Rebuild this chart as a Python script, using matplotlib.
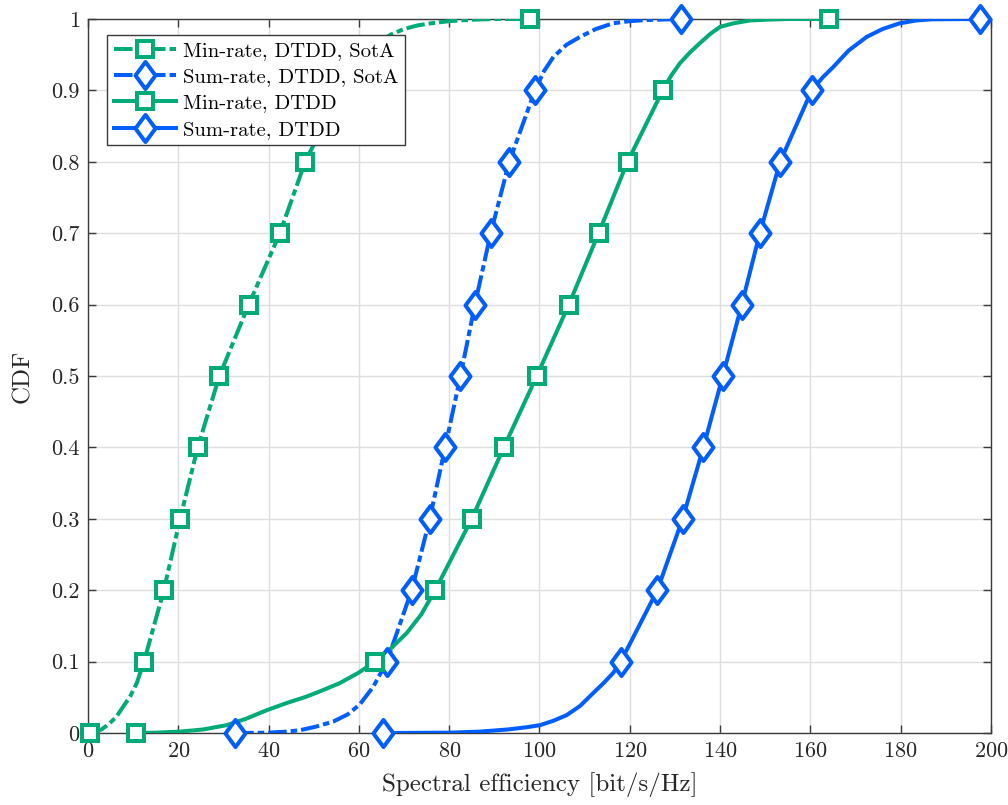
import numpy as np
import matplotlib
matplotlib.use("Agg")
import matplotlib.pyplot as plt
from matplotlib.path import Path

plt.rcParams["font.family"] = ["cmr10", "DejaVu Serif"]
plt.rcParams["axes.formatter.use_mathtext"] = True
plt.rcParams["mathtext.fontset"] = "cm"

# CDF levels at which the markers sit
marker_levels = [0.0, 0.1, 0.2, 0.3, 0.4, 0.5, 0.6, 0.7, 0.8, 0.9, 1.0]

# Marker positions (spectral efficiency at each CDF level)
min_sota_mk = [0.5, 12.4, 16.8, 20.4, 24.3, 29.1, 35.6, 42.5, 48.1, 56.0, 97.9]
sum_sota_mk = [32.6, 66.2, 71.7, 75.7, 79.1, 82.5, 85.7, 89.2, 93.3, 99.0, 131.3]
min_dtdd_mk = [10.6, 63.6, 76.9, 85.0, 92.1, 99.4, 106.5, 113.1, 119.5, 127.3, 164.2]
sum_dtdd_mk = [65.4, 118.0, 126.1, 131.7, 136.3, 140.6, 144.8, 148.8, 153.3, 160.3, 197.6]

# Empirical CDF traces
min_sota_x = [0.5, 3.0, 4.5, 6.2, 7.8, 9.4, 10.8, 12.4, 16.8, 20.4, 24.3, 29.1, 35.6,
              42.5, 48.1, 56.0, 60.0, 63.5, 67.0, 70.0, 73.0, 76.0, 80.0, 85.0, 90.0, 97.9]
min_sota_F = [0.0, 0.005, 0.012, 0.022, 0.037, 0.052, 0.07, 0.1, 0.2, 0.3, 0.4, 0.5, 0.6,
              0.7, 0.8, 0.9, 0.94, 0.963, 0.978, 0.986, 0.991, 0.994, 0.997, 0.999, 1.0, 1.0]

sum_sota_x = [32.6, 40.0, 44.0, 47.0, 50.5, 54.3, 57.5, 60.2, 63.2, 66.2, 71.7, 75.7,
              79.1, 82.5, 85.7, 89.2, 93.3, 99.0, 101.0, 103.1, 106.0, 109.0, 112.5,
              116.3, 120.0, 123.7, 131.3]
sum_sota_F = [0.0, 0.0005, 0.002, 0.004, 0.009, 0.016, 0.026, 0.04, 0.065, 0.1, 0.2, 0.3,
              0.4, 0.5, 0.6, 0.7, 0.8, 0.9, 0.927, 0.947, 0.964, 0.975, 0.986,
              0.994, 0.997, 0.9986, 1.0]

min_dtdd_x = [10.6, 15.0, 20.4, 25.5, 30.7, 35.0, 39.6, 44.0, 48.4, 52.0, 55.8, 59.8,
              63.6, 67.0, 70.6, 73.8, 76.9, 85.0, 92.1, 99.4, 106.5, 113.1, 119.5, 127.3,
              129.2, 131.1, 133.3, 135.5, 137.8, 140.0, 143.0, 146.6, 150.0, 155.0, 164.2]
min_dtdd_F = [0.0, 0.0005, 0.002, 0.005, 0.011, 0.02, 0.032, 0.042, 0.051, 0.06, 0.07,
              0.084, 0.1, 0.118, 0.14, 0.166, 0.2, 0.3, 0.4, 0.5, 0.6, 0.7, 0.8, 0.9,
              0.921, 0.938, 0.953, 0.966, 0.979, 0.989, 0.994, 0.998, 0.999, 1.0, 1.0]

sum_dtdd_x = [65.4, 80.0, 86.8, 93.0, 97.0, 100.1, 103.0, 106.0, 109.0, 111.9, 114.2,
              116.3, 118.0, 126.1, 131.7, 136.3, 140.6, 144.8, 148.8, 153.3, 160.3,
              162.7, 165.1, 168.5, 172.5, 176.0, 179.8, 183.5, 187.0, 197.6]
sum_dtdd_F = [0.0, 0.0005, 0.002, 0.005, 0.008, 0.011, 0.017, 0.025, 0.038, 0.056, 0.07,
              0.084, 0.1, 0.2, 0.3, 0.4, 0.5, 0.6, 0.7, 0.8, 0.9,
              0.918, 0.933, 0.956, 0.975, 0.986, 0.994, 0.998, 0.9996, 1.0]

labels = ["Min-rate, DTDD, SotA", "Sum-rate, DTDD, SotA", "Min-rate, DTDD", "Sum-rate, DTDD"]

x_ticks = [0, 20, 40, 60, 80, 100, 120, 140, 160, 180, 200]
y_ticks = [0, 0.1, 0.2, 0.3, 0.4, 0.5, 0.6, 0.7, 0.8, 0.9, 1.0]
y_tick_labels = ["0", "0.1", "0.2", "0.3", "0.4", "0.5", "0.6", "0.7", "0.8", "0.9", "1"]

GREEN = "#00ab78"
BLUE = "#005eff"

diamond = Path([(0, 1), (0.74, 0), (0, -1), (-0.74, 0), (0, 1)],
               [Path.MOVETO, Path.LINETO, Path.LINETO, Path.LINETO, Path.CLOSEPOLY])

fig = plt.figure(figsize=(10.08, 8.05), dpi=100)
ax = fig.add_axes([0.0873, 0.0894, 0.8958, 0.887])

dash = (0, (4.6, 1.0, 1.6, 1.0))
lw = 2.9
mew = 2.9
series = [
    (min_sota_x, min_sota_F, min_sota_mk, GREEN, dash, "s", 12),
    (sum_sota_x, sum_sota_F, sum_sota_mk, BLUE, dash, diamond, 19.5),
    (min_dtdd_x, min_dtdd_F, min_dtdd_mk, GREEN, "-", "s", 12),
    (sum_dtdd_x, sum_dtdd_F, sum_dtdd_mk, BLUE, "-", diamond, 19.5),
]

handles = []
for (xs, fs, mk, col, ls, m, ms), lab in zip(series, labels):
    ax.plot(xs, fs, color=col, lw=lw, ls=ls, zorder=3, solid_joinstyle="round")
    ax.plot(mk, marker_levels, ls="none", marker=m, ms=ms, mfc="white",
            mec=col, mew=mew, zorder=4, clip_on=False)
    h, = ax.plot([], [], color=col, lw=lw, ls=ls, marker=m, ms=ms, mfc="white",
                 mec=col, mew=mew)
    handles.append(h)

ax.set_xlim(0, 200)
ax.set_ylim(0, 1)
ax.set_xticks(x_ticks)
ax.set_yticks(y_ticks)
ax.set_yticklabels(y_tick_labels)
ax.grid(True, color="#dedede", lw=1.0)
ax.set_axisbelow(True)
for s in ax.spines.values():
    s.set_color("#3a3a3a")
    s.set_linewidth(1.0)
ax.tick_params(direction="in", length=6, width=1.0, color="#3a3a3a",
               top=True, right=True, labelsize=16, labelcolor="#262626", pad=6)

ax.set_xlabel("Spectral efficiency [bit/s/Hz]", fontsize=18, color="#262626", labelpad=8)
ax.set_ylabel("CDF", fontsize=18, color="#262626", labelpad=12)

leg = ax.legend(handles, labels, loc="upper left", bbox_to_anchor=(0.021, 0.978),
                fontsize=14.9, frameon=True, fancybox=False, framealpha=1.0,
                edgecolor="#3a3a3a", handlelength=3.0, handletextpad=0.35,
                labelspacing=0.38, borderpad=0.32, borderaxespad=0.0)
leg.get_frame().set_linewidth(1.0)
leg.set_zorder(10)

fig.savefig("out.png", dpi=100, facecolor="white")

• [WHAT IS EXPECTED]
What is the number of lines in the data that hold the word "matplotlib"? Reply with that number and nothing else.

• [RESPONSE]
5